Every line below should be copied exactly; drop the pictures.

** start PROVIDED DATA **

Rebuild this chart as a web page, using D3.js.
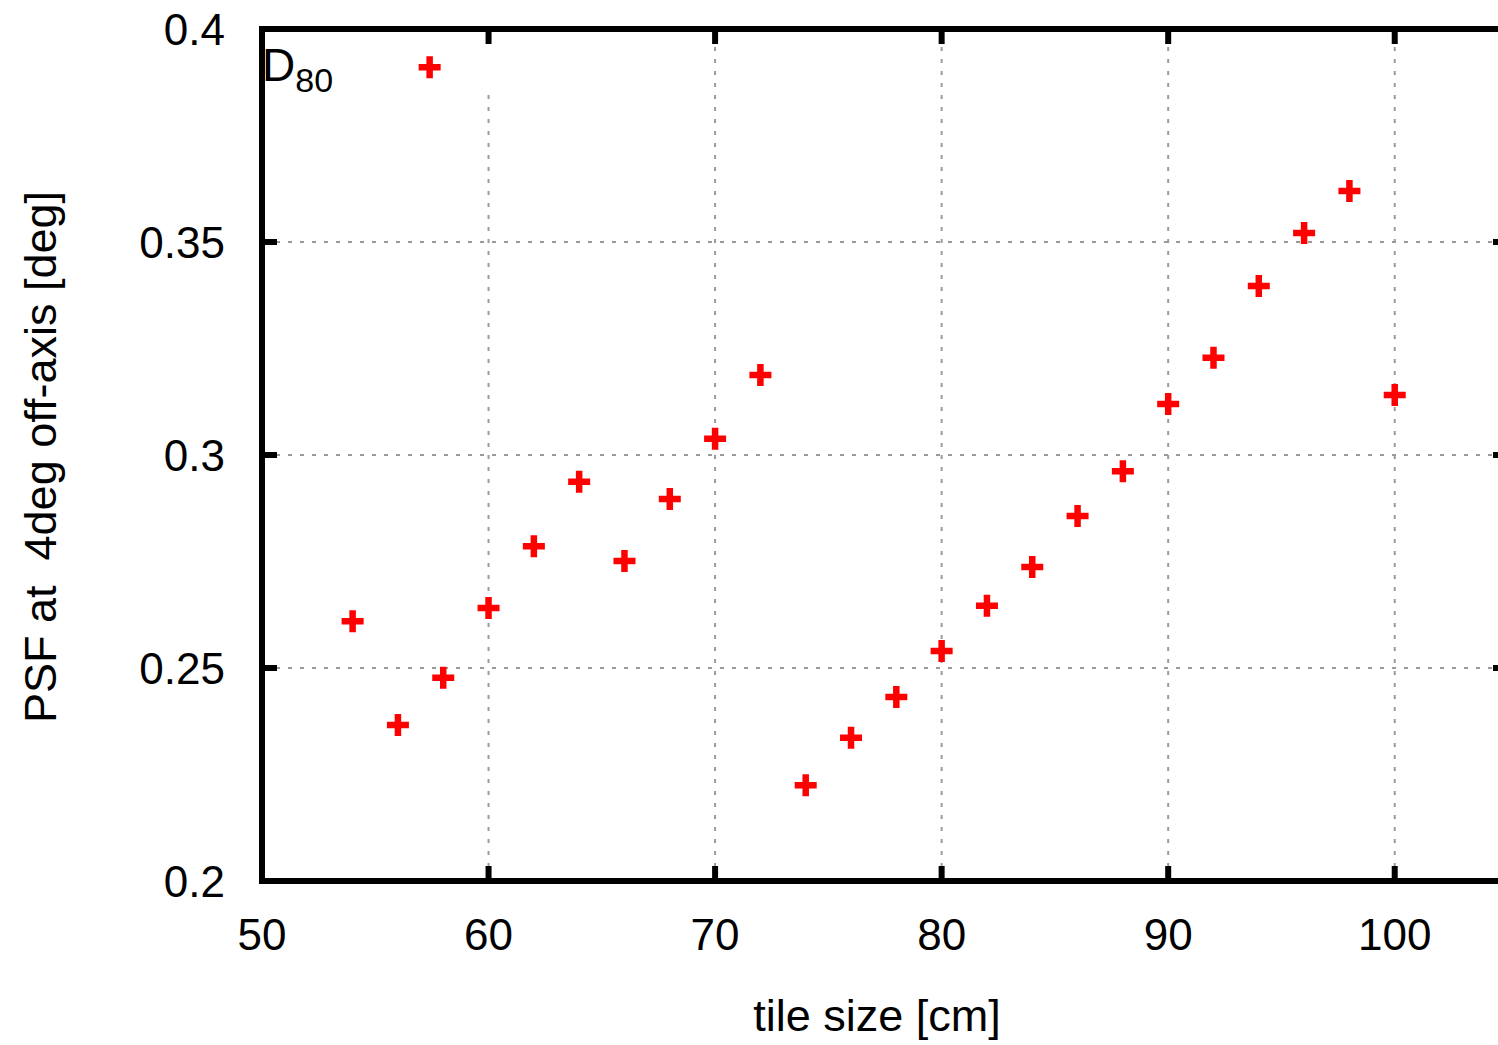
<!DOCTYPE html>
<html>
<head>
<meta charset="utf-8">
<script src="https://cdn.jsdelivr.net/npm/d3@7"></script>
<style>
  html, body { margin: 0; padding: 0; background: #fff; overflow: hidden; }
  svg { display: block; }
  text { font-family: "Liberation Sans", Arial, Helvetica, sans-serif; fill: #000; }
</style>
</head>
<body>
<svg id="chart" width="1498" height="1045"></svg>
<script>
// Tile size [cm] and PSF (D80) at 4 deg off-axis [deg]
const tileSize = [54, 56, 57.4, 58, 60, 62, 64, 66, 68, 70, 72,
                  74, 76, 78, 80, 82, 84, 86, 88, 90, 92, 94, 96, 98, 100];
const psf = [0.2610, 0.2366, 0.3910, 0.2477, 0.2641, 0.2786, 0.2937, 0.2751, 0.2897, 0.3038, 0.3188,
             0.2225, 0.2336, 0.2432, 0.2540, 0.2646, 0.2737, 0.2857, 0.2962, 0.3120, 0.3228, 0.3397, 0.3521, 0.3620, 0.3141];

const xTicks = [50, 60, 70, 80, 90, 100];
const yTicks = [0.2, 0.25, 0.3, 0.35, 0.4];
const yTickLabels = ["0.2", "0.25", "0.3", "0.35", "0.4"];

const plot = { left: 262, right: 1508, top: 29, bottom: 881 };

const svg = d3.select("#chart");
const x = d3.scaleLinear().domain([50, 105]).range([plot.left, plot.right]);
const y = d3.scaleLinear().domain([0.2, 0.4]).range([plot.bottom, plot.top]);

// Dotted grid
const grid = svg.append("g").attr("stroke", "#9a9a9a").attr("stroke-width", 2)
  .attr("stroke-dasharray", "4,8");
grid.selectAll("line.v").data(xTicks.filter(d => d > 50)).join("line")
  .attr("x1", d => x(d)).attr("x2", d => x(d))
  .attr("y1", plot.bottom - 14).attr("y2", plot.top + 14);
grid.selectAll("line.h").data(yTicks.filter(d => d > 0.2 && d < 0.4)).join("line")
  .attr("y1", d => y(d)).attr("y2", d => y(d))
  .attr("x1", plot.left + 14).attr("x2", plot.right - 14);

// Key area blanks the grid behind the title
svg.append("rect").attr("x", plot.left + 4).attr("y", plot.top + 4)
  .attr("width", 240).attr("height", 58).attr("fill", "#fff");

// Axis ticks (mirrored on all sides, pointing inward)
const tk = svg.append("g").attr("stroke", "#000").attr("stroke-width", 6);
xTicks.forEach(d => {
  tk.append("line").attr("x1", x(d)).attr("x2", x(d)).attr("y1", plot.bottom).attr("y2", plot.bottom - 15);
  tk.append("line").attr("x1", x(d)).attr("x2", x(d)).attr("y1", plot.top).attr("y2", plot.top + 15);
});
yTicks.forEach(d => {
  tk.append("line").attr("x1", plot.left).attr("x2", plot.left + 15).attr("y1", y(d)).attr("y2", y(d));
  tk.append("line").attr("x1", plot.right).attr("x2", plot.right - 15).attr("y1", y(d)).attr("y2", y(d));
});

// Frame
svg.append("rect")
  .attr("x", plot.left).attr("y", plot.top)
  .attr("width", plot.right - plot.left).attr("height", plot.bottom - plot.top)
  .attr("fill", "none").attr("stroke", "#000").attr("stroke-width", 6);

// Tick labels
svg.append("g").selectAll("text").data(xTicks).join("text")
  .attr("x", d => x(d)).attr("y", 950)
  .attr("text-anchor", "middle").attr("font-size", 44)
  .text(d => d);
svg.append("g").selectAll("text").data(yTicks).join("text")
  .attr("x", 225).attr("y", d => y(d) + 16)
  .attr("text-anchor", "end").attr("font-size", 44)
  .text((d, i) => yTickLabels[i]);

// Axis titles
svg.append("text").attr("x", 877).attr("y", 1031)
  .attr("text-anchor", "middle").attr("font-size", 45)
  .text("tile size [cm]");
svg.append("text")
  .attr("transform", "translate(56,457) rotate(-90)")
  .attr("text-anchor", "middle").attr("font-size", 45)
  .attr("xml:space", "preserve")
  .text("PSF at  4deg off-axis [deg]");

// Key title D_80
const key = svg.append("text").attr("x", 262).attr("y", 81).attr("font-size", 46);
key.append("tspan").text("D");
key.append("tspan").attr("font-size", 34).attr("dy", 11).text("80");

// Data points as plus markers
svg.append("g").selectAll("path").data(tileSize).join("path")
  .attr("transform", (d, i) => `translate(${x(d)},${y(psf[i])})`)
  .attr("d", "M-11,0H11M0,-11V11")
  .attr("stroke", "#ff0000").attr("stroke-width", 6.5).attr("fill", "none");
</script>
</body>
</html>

** end PROVIDED DATA **

**EXERCISE RESULT**
Rebuild this chart as a web page, using D3.js.
<!DOCTYPE html>
<html>
<head>
<meta charset="utf-8">
<script src="https://cdn.jsdelivr.net/npm/d3@7"></script>
<style>
  html, body { margin: 0; padding: 0; background: #fff; overflow: hidden; }
  svg { display: block; }
  text { font-family: "Liberation Sans", Arial, Helvetica, sans-serif; fill: #000; }
</style>
</head>
<body>
<svg id="chart" width="1498" height="1045"></svg>
<script>
// Tile size [cm] and PSF (D80) at 4 deg off-axis [deg]
const tileSize = [54, 56, 57.4, 58, 60, 62, 64, 66, 68, 70, 72,
                  74, 76, 78, 80, 82, 84, 86, 88, 90, 92, 94, 96, 98, 100];
const psf = [0.2610, 0.2366, 0.3910, 0.2477, 0.2641, 0.2786, 0.2937, 0.2751, 0.2897, 0.3038, 0.3188,
             0.2225, 0.2336, 0.2432, 0.2540, 0.2646, 0.2737, 0.2857, 0.2962, 0.3120, 0.3228, 0.3397, 0.3521, 0.3620, 0.3141];

const xTicks = [50, 60, 70, 80, 90, 100];
const yTicks = [0.2, 0.25, 0.3, 0.35, 0.4];
const yTickLabels = ["0.2", "0.25", "0.3", "0.35", "0.4"];

const plot = { left: 262, right: 1508, top: 29, bottom: 881 };

const svg = d3.select("#chart");
const x = d3.scaleLinear().domain([50, 105]).range([plot.left, plot.right]);
const y = d3.scaleLinear().domain([0.2, 0.4]).range([plot.bottom, plot.top]);

// Dotted grid
const grid = svg.append("g").attr("stroke", "#9a9a9a").attr("stroke-width", 2)
  .attr("stroke-dasharray", "4,8");
grid.selectAll("line.v").data(xTicks.filter(d => d > 50)).join("line")
  .attr("x1", d => x(d)).attr("x2", d => x(d))
  .attr("y1", plot.bottom - 14).attr("y2", plot.top + 14);
grid.selectAll("line.h").data(yTicks.filter(d => d > 0.2 && d < 0.4)).join("line")
  .attr("y1", d => y(d)).attr("y2", d => y(d))
  .attr("x1", plot.left + 14).attr("x2", plot.right - 14);

// Key area blanks the grid behind the title
svg.append("rect").attr("x", plot.left + 4).attr("y", plot.top + 4)
  .attr("width", 240).attr("height", 58).attr("fill", "#fff");

// Axis ticks (mirrored on all sides, pointing inward)
const tk = svg.append("g").attr("stroke", "#000").attr("stroke-width", 6);
xTicks.forEach(d => {
  tk.append("line").attr("x1", x(d)).attr("x2", x(d)).attr("y1", plot.bottom).attr("y2", plot.bottom - 15);
  tk.append("line").attr("x1", x(d)).attr("x2", x(d)).attr("y1", plot.top).attr("y2", plot.top + 15);
});
yTicks.forEach(d => {
  tk.append("line").attr("x1", plot.left).attr("x2", plot.left + 15).attr("y1", y(d)).attr("y2", y(d));
  tk.append("line").attr("x1", plot.right).attr("x2", plot.right - 15).attr("y1", y(d)).attr("y2", y(d));
});

// Frame
svg.append("rect")
  .attr("x", plot.left).attr("y", plot.top)
  .attr("width", plot.right - plot.left).attr("height", plot.bottom - plot.top)
  .attr("fill", "none").attr("stroke", "#000").attr("stroke-width", 6);

// Tick labels
svg.append("g").selectAll("text").data(xTicks).join("text")
  .attr("x", d => x(d)).attr("y", 950)
  .attr("text-anchor", "middle").attr("font-size", 44)
  .text(d => d);
svg.append("g").selectAll("text").data(yTicks).join("text")
  .attr("x", 225).attr("y", d => y(d) + 16)
  .attr("text-anchor", "end").attr("font-size", 44)
  .text((d, i) => yTickLabels[i]);

// Axis titles
svg.append("text").attr("x", 877).attr("y", 1031)
  .attr("text-anchor", "middle").attr("font-size", 45)
  .text("tile size [cm]");
svg.append("text")
  .attr("transform", "translate(56,457) rotate(-90)")
  .attr("text-anchor", "middle").attr("font-size", 45)
  .attr("xml:space", "preserve")
  .text("PSF at  4deg off-axis [deg]");

// Key title D_80
const key = svg.append("text").attr("x", 262).attr("y", 81).attr("font-size", 46);
key.append("tspan").text("D");
key.append("tspan").attr("font-size", 34).attr("dy", 11).text("80");

// Data points as plus markers
svg.append("g").selectAll("path").data(tileSize).join("path")
  .attr("transform", (d, i) => `translate(${x(d)},${y(psf[i])})`)
  .attr("d", "M-11,0H11M0,-11V11")
  .attr("stroke", "#ff0000").attr("stroke-width", 6.5).attr("fill", "none");
</script>
</body>
</html>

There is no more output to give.